Interest in the approach is gathering momentum. On April 29, more than 100 corporate and academic researchers will gather in New South Wales, Australia, to attend the first international conference on black-carbon sequestration and the role pyrolysis can play to offset greenhouse-gas emissions.
Lehmann estimates that as much as 9.5 billion tons of carbon–more than currently emitted globally through the burning of fossil fuels–could be sequestered annually by the end of this century through the sequestration of char. “Bioenergy through pyrolysis in combination with biochar sequestration is a technology to obtain energy and improve the environment in multiple ways at the same time,” writes Lehmann in a research paper to be published soon in Frontiers in Ecology and the Environment.
Fowles says that there would be an incentive for farmers, logging communities, and small towns to convert their own dedicated crops, agricultural and forest residues, and municipal biowaste into char if a high enough price emerged for the sale of carbon offsets. “Every community at any scale could pyrolyse its biowaste … motivated by doing their bit against global warming,” he says.
Fowles believes that storing black carbon in soil carries less risk, would be quicker to implement, and could be done at much lower cost than burying carbon dioxide in old oil fields or aquifers. And he says the secondary benefits to agriculture could be substantial: “Biochar reduces the soil’s requirement for irrigation and fertilizer, both of which emit carbon.” Fowles adds that it has also been shown to reduce emissions of greenhouse gases from decay processes in soil. This would include nitrous oxide, a potent greenhouse gas. “Biochar has been observed to reduce nitrous-oxide emissions from cultivated soil by 40 percent.”

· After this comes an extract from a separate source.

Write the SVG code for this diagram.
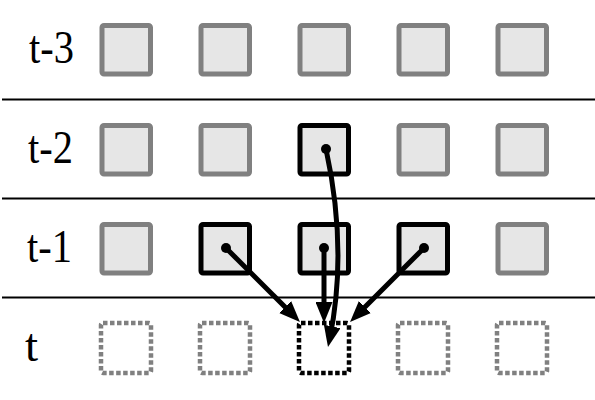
<svg xmlns="http://www.w3.org/2000/svg" width="595" height="400" viewBox="0 0 595 400">
<style>
.lbl{font-family:"Liberation Serif","Times New Roman",serif;font-size:47px;fill:#000}
.g{fill:#e6e6e6;stroke:#808080;stroke-width:5}
.k{fill:#e6e6e6;stroke:#000;stroke-width:5}
.dg{fill:none;stroke:#808080;stroke-width:4.5;stroke-dasharray:4.5 2.5}
.dk{fill:none;stroke:#000;stroke-width:4.5;stroke-dasharray:4.5 2.5}
.sep{stroke:#000;stroke-width:2.2}
.arr{fill:none;stroke:#000;stroke-width:5;marker-end:url(#ah)}
</style>
<defs>
<marker id="ah" markerUnits="userSpaceOnUse" markerWidth="21" markerHeight="17" refX="13" refY="8.5" orient="auto">
<path d="M0,0 L21,8.5 L0,17 z" fill="#000"/>
</marker>
</defs>
<rect width="595" height="400" fill="#fff"/>
<g id="separators">
<line class="sep" x1="2" y1="99.5" x2="595" y2="99.5"/>
<line class="sep" x1="2" y1="198.5" x2="595" y2="198.5"/>
<line class="sep" x1="2" y1="297.5" x2="595" y2="297.5"/>
</g>
<g id="labels">
<text class="lbl" x="29" y="63" textLength="45" lengthAdjust="spacingAndGlyphs">t-3</text>
<text class="lbl" x="28" y="163" textLength="45" lengthAdjust="spacingAndGlyphs">t-2</text>
<text class="lbl" x="27" y="262" textLength="45" lengthAdjust="spacingAndGlyphs">t-1</text>
<text class="lbl" x="25" y="361">t</text>
</g>
<g id="row-t3">
<rect id="n-3-1" class="g" x="102" y="25.5" width="48.5" height="48.5" rx="2"/>
<rect id="n-3-2" class="g" x="201" y="25.5" width="48.5" height="48.5" rx="2"/>
<rect id="n-3-3" class="g" x="300" y="25.5" width="48.5" height="48.5" rx="2"/>
<rect id="n-3-4" class="g" x="399" y="25.5" width="48.5" height="48.5" rx="2"/>
<rect id="n-3-5" class="g" x="498" y="25.5" width="48.5" height="48.5" rx="2"/>
</g>
<g id="row-t2">
<rect id="n-2-1" class="g" x="102" y="125.5" width="48.5" height="48.5" rx="2"/>
<rect id="n-2-2" class="g" x="201" y="125.5" width="48.5" height="48.5" rx="2"/>
<rect id="n-2-3" class="k" x="300" y="125.5" width="48.5" height="48.5" rx="2"/>
<rect id="n-2-4" class="g" x="399" y="125.5" width="48.5" height="48.5" rx="2"/>
<rect id="n-2-5" class="g" x="498" y="125.5" width="48.5" height="48.5" rx="2"/>
</g>
<g id="row-t1">
<rect id="n-1-1" class="g" x="102" y="224.5" width="48.5" height="48.5" rx="2"/>
<rect id="n-1-2" class="k" x="201" y="224.5" width="48.5" height="48.5" rx="2"/>
<rect id="n-1-3" class="k" x="300" y="224.5" width="48.5" height="48.5" rx="2"/>
<rect id="n-1-4" class="k" x="399" y="224.5" width="48.5" height="48.5" rx="2"/>
<rect id="n-1-5" class="g" x="498" y="224.5" width="48.5" height="48.5" rx="2"/>
</g>
<g id="row-t">
<rect id="n-0-1" class="dg" x="101" y="323" width="50" height="50" rx="2"/>
<rect id="n-0-2" class="dg" x="200" y="323" width="50" height="50" rx="2"/>
<rect id="n-0-3" class="dk" x="299" y="323" width="50" height="50" rx="2"/>
<rect id="n-0-4" class="dg" x="398" y="323" width="50" height="50" rx="2"/>
<rect id="n-0-5" class="dg" x="497" y="323" width="50" height="50" rx="2"/>
</g>
<g id="connectors">
<path class="arr" d="M226,248 L294.3,316.3"/>
<path class="arr" d="M424,248 L355.7,316.3"/>
<path class="arr" d="M324,248 L324,315"/>
<path class="arr" d="M326,149 Q348,250 329.6,339.2"/>
<circle cx="226" cy="248" r="5"/>
<circle cx="324" cy="248" r="5"/>
<circle cx="424" cy="248" r="5"/>
<circle cx="326" cy="149" r="5"/>
</g>
</svg>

David Layzell, an expert on bioenergy and plant sciences at Queen’s University, in Kingston, Ontario, says that finding the right balance between energy generation from biomass and sequestration of its char is a major area of research with global implications. “The issue of how much you should burn and how much should go back to the land is partly an economic issue and partly a sustainability issue. We don’t have the full answers to this, but that’s the kind of research we need.”